After over two and a half hours on the court, neither boy was exuding energy and after the second point in the tiebreak, Boyajian was bent over holding his shorts. But he managed two winners--a passing shot and a drop volley--for a 3-1 lead, at which time Thacher called for a trainer.
During the medical timeout, the trainer had Thacher lie on his stomach and bend his legs, and within minutes he was back on Court One. Boyajian won the next two points for a 5-1 lead however, and as they changed ends, Thacher was on the brink of elimination. But suddenly it was 5-4 on Thacher's serve, after Boyajian lost both of his serve points, one on a double fault. It was then Thacher's turn to double-fault, giving Boyajian his first match point, and sensing that the tension of the situation was overwhelming the players, the crowd clapped loudly before Thacher stepped up to serve again.
After he missed his first serve at 6-5, everyone held their breath, but his second landed safely in and Thacher passed Boyajian to stay alive.
But there were no more heroics left for Thacher-- Boyajian stroked a first serve and aggressively challenged Thacher's return. When Thacher's reply went long, Boyajian had his third National title of 2006, and both players received a standing ovation from the crowd. Boyajian, however, was not able to truly enjoy it.
Although he managed to stay upright during the trophy ceremony, Boyajian could muster only a brief postmatch press conference. With his focus no longer on the tennis match, Boyajian began to feel nauseous and within an hour of his match's conclusion, was vomiting.

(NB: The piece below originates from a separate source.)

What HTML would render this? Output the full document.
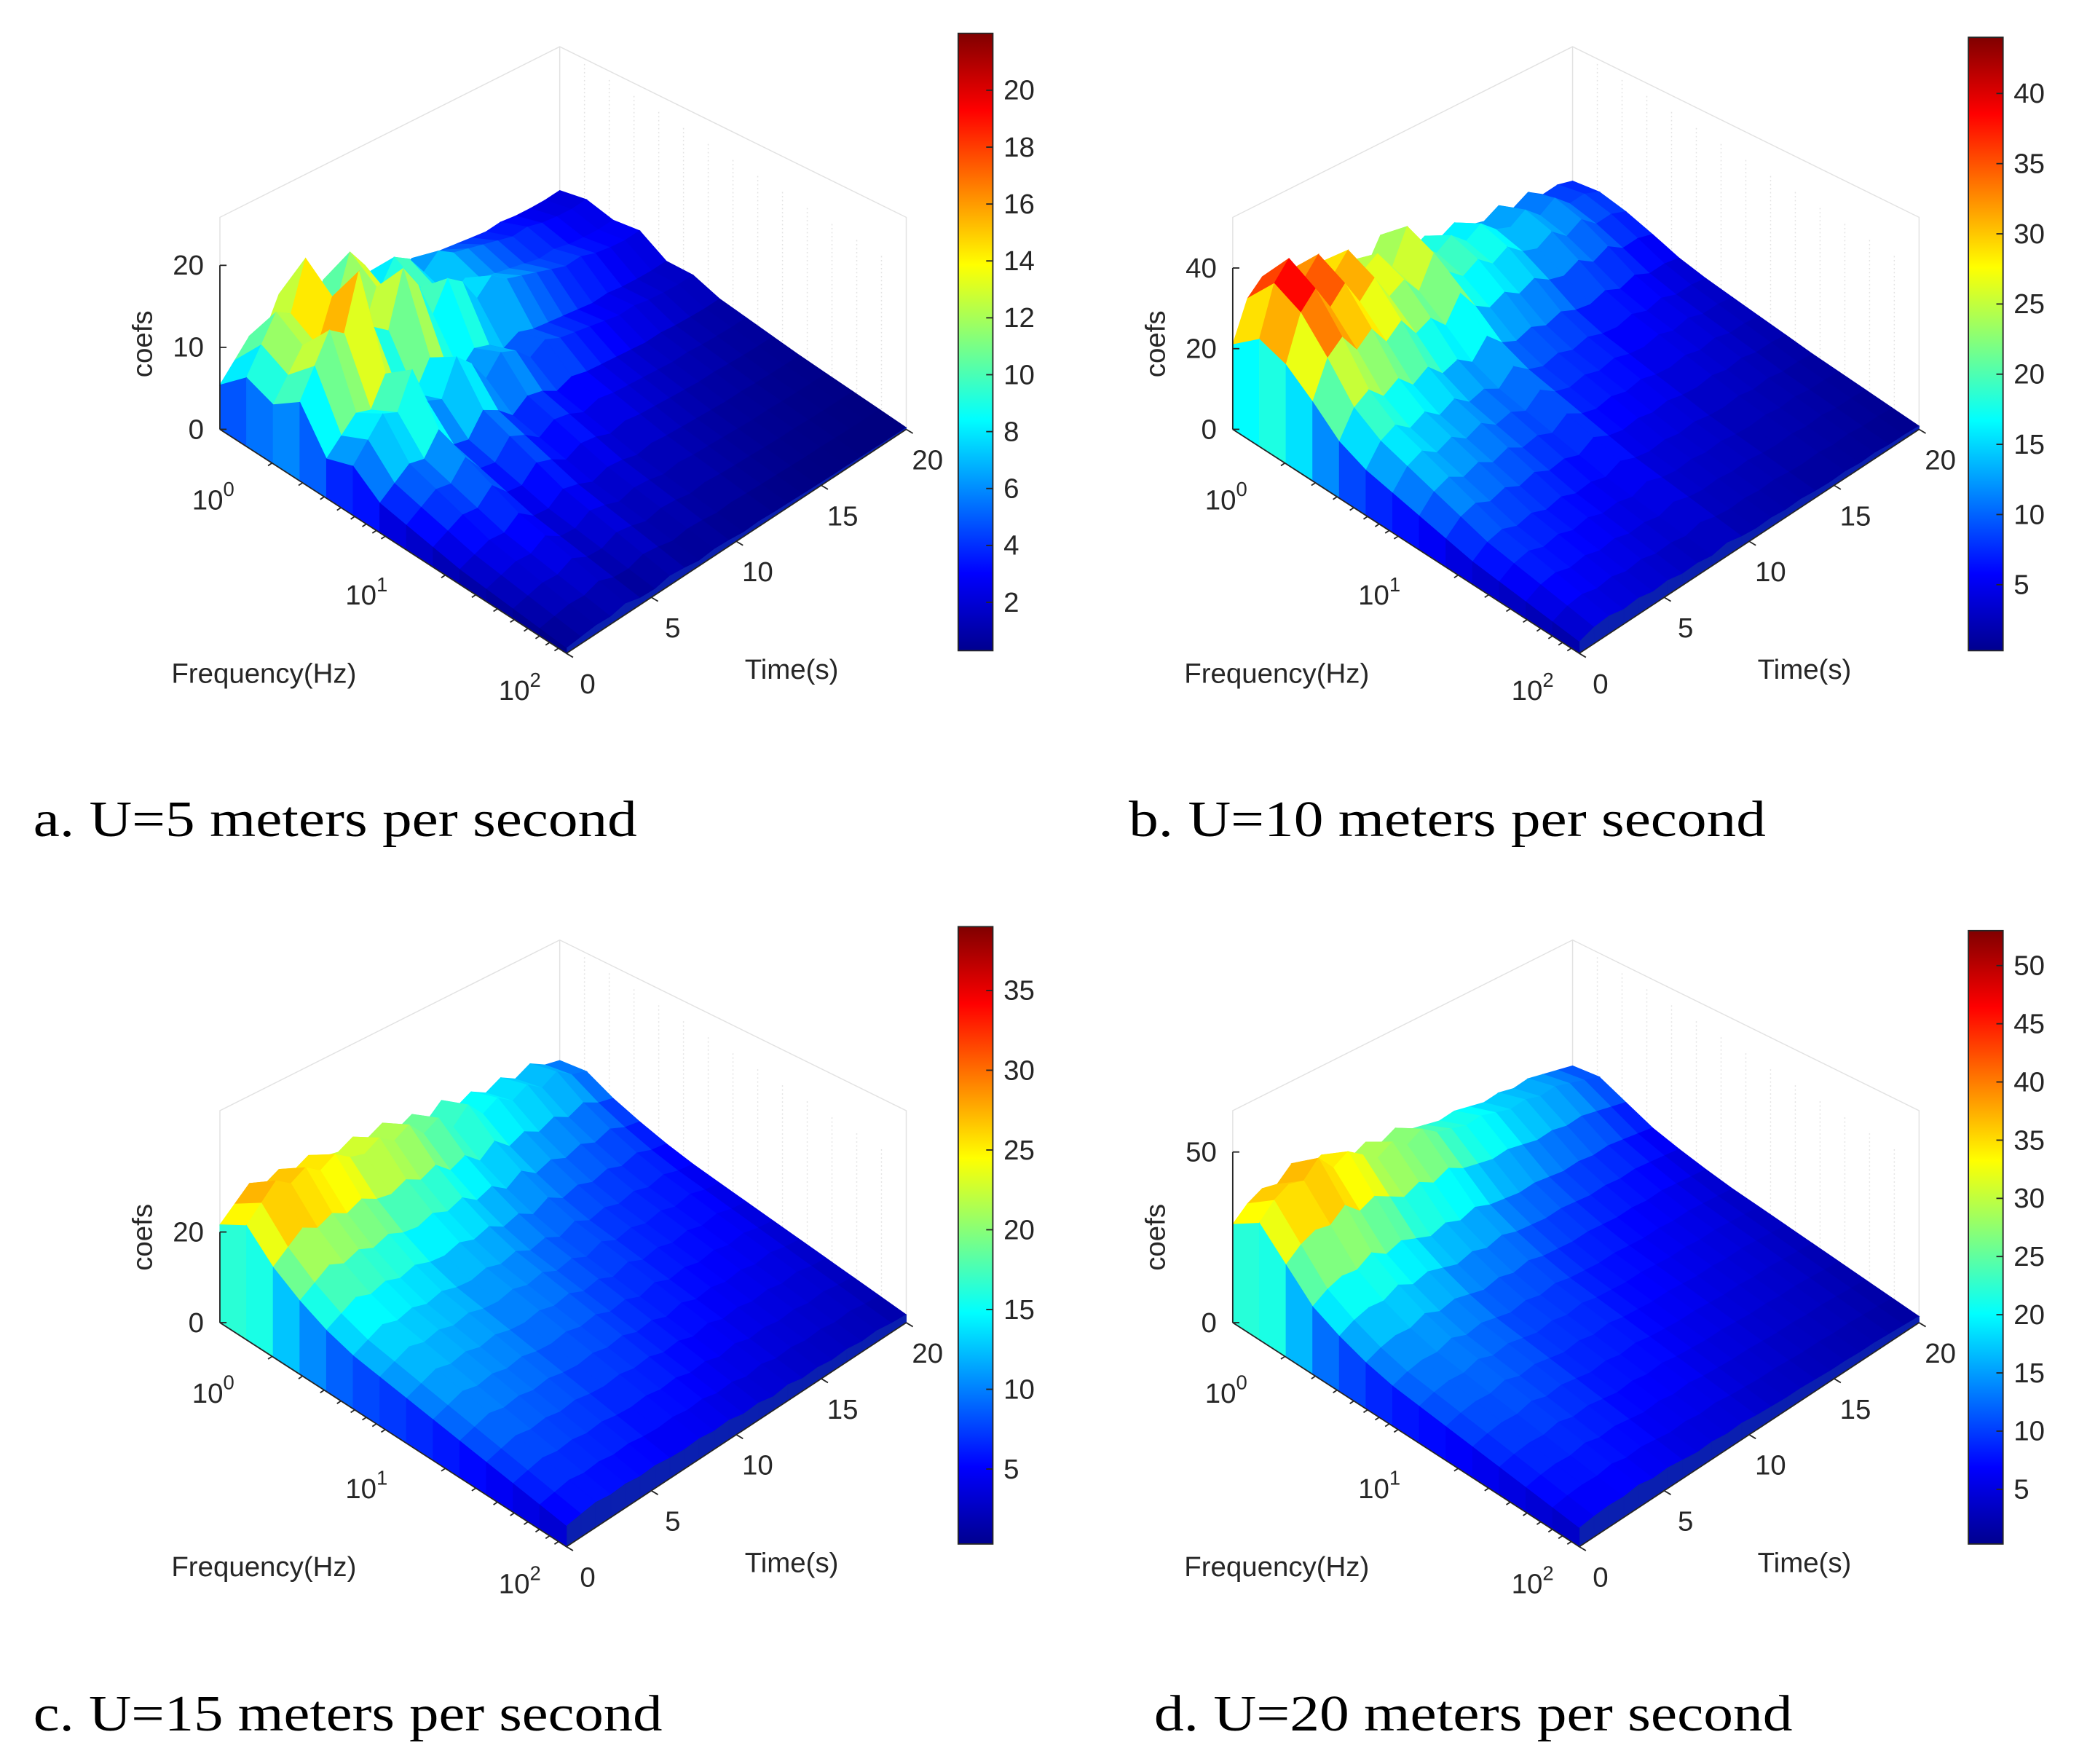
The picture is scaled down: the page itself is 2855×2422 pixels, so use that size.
<!DOCTYPE html>
<html><head><meta charset="utf-8"><style>
html,body{margin:0;padding:0;background:#fff;}
svg{display:block;}
</style></head><body>
<svg id="fig" xmlns="http://www.w3.org/2000/svg" width="2855" height="2422" viewBox="0 0 1560 1323" preserveAspectRatio="none">
<rect width="1560" height="1323" fill="#fff"/>
<defs>
<linearGradient id="jet" x1="0" y1="1" x2="0" y2="0">
<stop offset="0" stop-color="#00008f"/><stop offset="0.125" stop-color="#0000ff"/><stop offset="0.375" stop-color="#00ffff"/><stop offset="0.625" stop-color="#ffff00"/><stop offset="0.875" stop-color="#ff0000"/><stop offset="1" stop-color="#800000"/>
</linearGradient>
</defs>
<g id="panels"></g>
<text x="25" y="627" font-family="Liberation Serif, serif" font-size="38" textLength="453" lengthAdjust="spacingAndGlyphs">a. U=5 meters per second</text>
<text x="847" y="627" font-family="Liberation Serif, serif" font-size="38" textLength="478" lengthAdjust="spacingAndGlyphs">b. U=10 meters per second</text>
<text x="25" y="1298" font-family="Liberation Serif, serif" font-size="38" textLength="472" lengthAdjust="spacingAndGlyphs">c. U=15 meters per second</text>
<text x="866" y="1298" font-family="Liberation Serif, serif" font-size="38" textLength="479" lengthAdjust="spacingAndGlyphs">d. U=20 meters per second</text>
</svg>
<script>
const freqA=[9,14,12,16,8,10,6,5,4,3,2.5,2,1.5,1];
const timeA=[0.6,0.8,1.0,0.9,1.3,0.8,0.7,1.1,0.9,0.6,0.8,0.7,0.5,0.6,0.5,0.45,0.4,0.35,0.3,0.3,0.25,0.22,0.2,0.2];
const freqB=[30,38,35,28,20,16,14,12,10,8,7,6,5,4];
const timeB=[0.7,1.0,1.1,0.9,1.0,0.8,0.9,0.7,0.75,0.6,0.8,0.6,0.5,0.55,0.45,0.5,0.4,0.35,0.4,0.3,0.35,0.25,0.25,0.2];
const freqC=[24,28,22,18,15,13,12,11,10,9,8,7,6,5];
const timeC=[0.9,1.0,1.1,1.0,1.05,0.95,1.0,0.9,0.85,0.9,0.8,0.85,0.7,0.75,0.6,0.7,0.55,0.6,0.5,0.55,0.45,0.5,0.4,0.35];
const freqD=[32,38,30,22,18,15,13,12,11,10,9,8,7,6];
const timeD=[0.9,1.0,1.05,1.0,1.1,0.95,1.0,0.9,0.8,0.85,0.75,0.8,0.7,0.65,0.6,0.6,0.55,0.5,0.5,0.45,0.45,0.4,0.35,0.3];
const zTicksA=[0,10,20], zTicksB=[0,20,40], zTicksC=[0,20], zTicksD=[0,50];
const cbTicksA=[2,4,6,8,10,12,14,16,18,20];
const cbTicksB=[5,10,15,20,25,30,35,40];
const cbTicksC=[5,10,15,20,25,30,35];
const cbTicksD=[5,10,15,20,25,30,35,40,45,50];
const timeTicks=[0,5,10,15,20];

const panels=[
 {id:'a',dx:0,dy:0,freq:freqA,time:timeA,zmax:20,zpx:123,cmin:0.3,cmax:22,zt:zTicksA,cb:cbTicksA,cbx:719,cbTop:25,cbBot:488},
 {id:'b',dx:760,dy:0,freq:freqB,time:timeB,zmax:40,zpx:121,cmin:0.3,cmax:44,zt:zTicksB,cb:cbTicksB,cbx:1477,cbTop:28,cbBot:488},
 {id:'c',dx:0,dy:670,freq:freqC,time:timeC,zmax:20,zpx:68,cmin:0.3,cmax:39,zt:zTicksC,cb:cbTicksC,cbx:719,cbTop:695,cbBot:1158},
 {id:'d',dx:760,dy:670,freq:freqD,time:timeD,zmax:50,zpx:128,cmin:0.3,cmax:53,zt:zTicksD,cb:cbTicksD,cbx:1477,cbTop:698,cbBot:1158}
];
const NS='http://www.w3.org/2000/svg';
const root=document.getElementById('panels');
function mk(tag,attrs,parent){const e=document.createElementNS(NS,tag);for(const k in attrs)e.setAttribute(k,attrs[k]);parent.appendChild(e);return e;}
function jet(t){t=Math.max(0,Math.min(1,t));
 const r=Math.max(0,Math.min(1,1.5-Math.abs(4*t-3))),g=Math.max(0,Math.min(1,1.5-Math.abs(4*t-2))),b=Math.max(0,Math.min(1,1.5-Math.abs(4*t-1)));
 return 'rgb('+Math.round(r*255)+','+Math.round(g*255)+','+Math.round(b*255)+')';}

panels.forEach(p=>{
 const g=mk('g',{transform:'translate('+p.dx+','+p.dy+')'},root);
 
 
 const L=[165,322], RF=[255,-168], FL=[260,168];
 const zs=p.zpx/p.zmax;
 const proj=(u,v,w)=>[L[0]+u*RF[0]+v*FL[0], L[1]+u*RF[1]+v*FL[1]-w*zs];
 const top=119;
 const B=proj(1,0,0), R=proj(1,1,0);
 const grid=mk('g',{stroke:'#e2e2e2','stroke-width':0.8,fill:'none'},g);
 
 
 mk('path',{d:`M${L[0]},${L[1]}V${L[1]-top-40}L${B[0]},${B[1]-top}L${R[0]},${R[1]-top-40}V${R[1]} M${B[0]},${B[1]}V${B[1]-top} M${L[0]},${L[1]}L${B[0]},${B[1]}L${R[0]},${R[1]}`},grid);
 for(let k=1;k<14;k++){const q=proj(1,k/14,0);mk('line',{x1:q[0],y1:q[1],x2:q[0],y2:q[1]-top,'stroke-dasharray':'1,2'},grid);}
 const nf=p.freq.length, nt=p.time.length;
 const z=(i,j)=>p.freq[i]*p.time[j];
 const cells=[];
 for(let i=0;i<nf-1;i++)for(let j=0;j<nt-1;j++)cells.push([i,j]);
 cells.sort((a,b)=>((a[0]/(nf-1))-(a[1]/(nt-1)))-((b[0]/(nf-1))-(b[1]/(nt-1))));
 const surf=mk('g',{},g);
 
 
 cells.forEach(([i,j])=>{
  const pts=[[j,i],[j+1,i],[j+1,i+1],[j,i+1]].map(([jj,ii])=>proj(jj/(nt-1),ii/(nf-1),z(ii,jj)));
  const avg=(z(i,j)+z(i+1,j)+z(i,j+1)+z(i+1,j+1))/4;
  const c=jet((avg-p.cmin)/(p.cmax-p.cmin));
  const poly=mk('polygon',{points:pts.map(q=>q[0].toFixed(1)+','+q[1].toFixed(1)).join(' '),fill:c,stroke:c,'stroke-width':0.6},surf);
  
  
 });
 for(let j=0;j<nt-1;j++){const a1=proj(j/(nt-1),1,z(nf-1,j)),a2=proj((j+1)/(nt-1),1,z(nf-1,j+1)),b2=proj((j+1)/(nt-1),1,0),b1=proj(j/(nt-1),1,0);
  const w=mk('polygon',{points:[a1,a2,b2,b1].map(q=>q.join(',')).join(' '),fill:'#0a1fb0',stroke:'#0a1fb0','stroke-width':0.5},surf);
  }
 for(let i=0;i<nf-1;i++){const a1=proj(0,i/(nf-1),z(i,0)),a2=proj(0,(i+1)/(nf-1),z(i+1,0)),b2=proj(0,(i+1)/(nf-1),0),b1=proj(0,i/(nf-1),0);
  const c=jet(((z(i,0)+z(i+1,0))/2*0.7-p.cmin)/(p.cmax-p.cmin));
  const w=mk('polygon',{points:[a1,a2,b2,b1].map(q=>q.join(',')).join(' '),fill:c,stroke:c,'stroke-width':0.5},surf);
  }
 const ax=mk('g',{stroke:'#262626','stroke-width':1,fill:'none'},g);
 
 
 const F=proj(0,1,0), Rr=proj(1,1,0);
 mk('path',{d:`M${L[0]},${L[1]}L${F[0]},${F[1]}L${Rr[0]},${Rr[1]} M${L[0]},${L[1]}V${L[1]-p.zt[p.zt.length-1]*zs}`},ax);
 const T={'font-family':'Liberation Sans, sans-serif','font-size':21,fill:'#262626'};
 p.zt.forEach(v=>{const y=L[1]-v*zs;mk('line',{x1:L[0],y1:y,x2:L[0]+5,y2:y},ax);
  const t=mk('text',Object.assign({x:L[0]-12,y:y+7,'text-anchor':'end'},T),g);t.textContent=v;
  });
 timeTicks.forEach(v=>{const q=proj(v/20,1,0);mk('line',{x1:q[0],y1:q[1],x2:q[0]+5,y2:q[1]+3},ax);
  const t=mk('text',Object.assign({x:q[0]+16,y:q[1]+30,'text-anchor':'middle'},T),g);t.textContent=v;
  });
 [0,1,2].forEach(k=>{const q=proj(0,k/2,0);
  for(let m=2;m<10&&k<2;m++){const qq=proj(0,(k+Math.log10(m))/2,0);mk('line',{x1:qq[0],y1:qq[1],x2:qq[0]-3,y2:qq[1]+2},ax);}
  const t=mk('text',Object.assign({x:q[0]-5-15*k,y:q[1]+60-12.5*k,'text-anchor':'middle'},T),g);
  
  t.textContent='10';const s=mk('tspan',{dy:-10,'font-size':15},t);s.textContent=k;});
 let t=mk('text',Object.assign({x:198,y:512,'text-anchor':'middle'},T),g);t.textContent='Frequency(Hz)';
 
 t=mk('text',Object.assign({x:594,y:509,'text-anchor':'middle'},T),g);t.textContent='Time(s)';
 
 t=mk('text',Object.assign({x:0,y:0,'text-anchor':'middle',transform:'translate(114,258) rotate(-90)'},T),g);t.textContent='coefs';
 
 const cg=mk('g',{},root);
 
 
 mk('rect',{x:p.cbx,y:p.cbTop,width:26,height:p.cbBot-p.cbTop,fill:'url(#jet)',stroke:'#262626','stroke-width':1},cg);
 p.cb.forEach(v=>{const y=p.cbBot-(v-p.cmin)/(p.cmax-p.cmin)*(p.cbBot-p.cbTop);
  mk('line',{x1:p.cbx+21,y1:y,x2:p.cbx+26,y2:y,stroke:'#262626'},cg);
  const tt=mk('text',Object.assign({},T,{x:p.cbx+34,y:y+7}),cg);tt.textContent=v;
  });
});
</script>
</body></html>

Usually animated and gregarious, Boyajian was pale and quiet, lying down at any opportunity, including while waiting for his flight home to Ft. Lauderdale via Detroit.
Donald Young celebration was muted due to the food poisoning of his opponent; Boyajian's due to his own. But both have etched their names in the record books and are a part of the history of the Nats at the Zoo.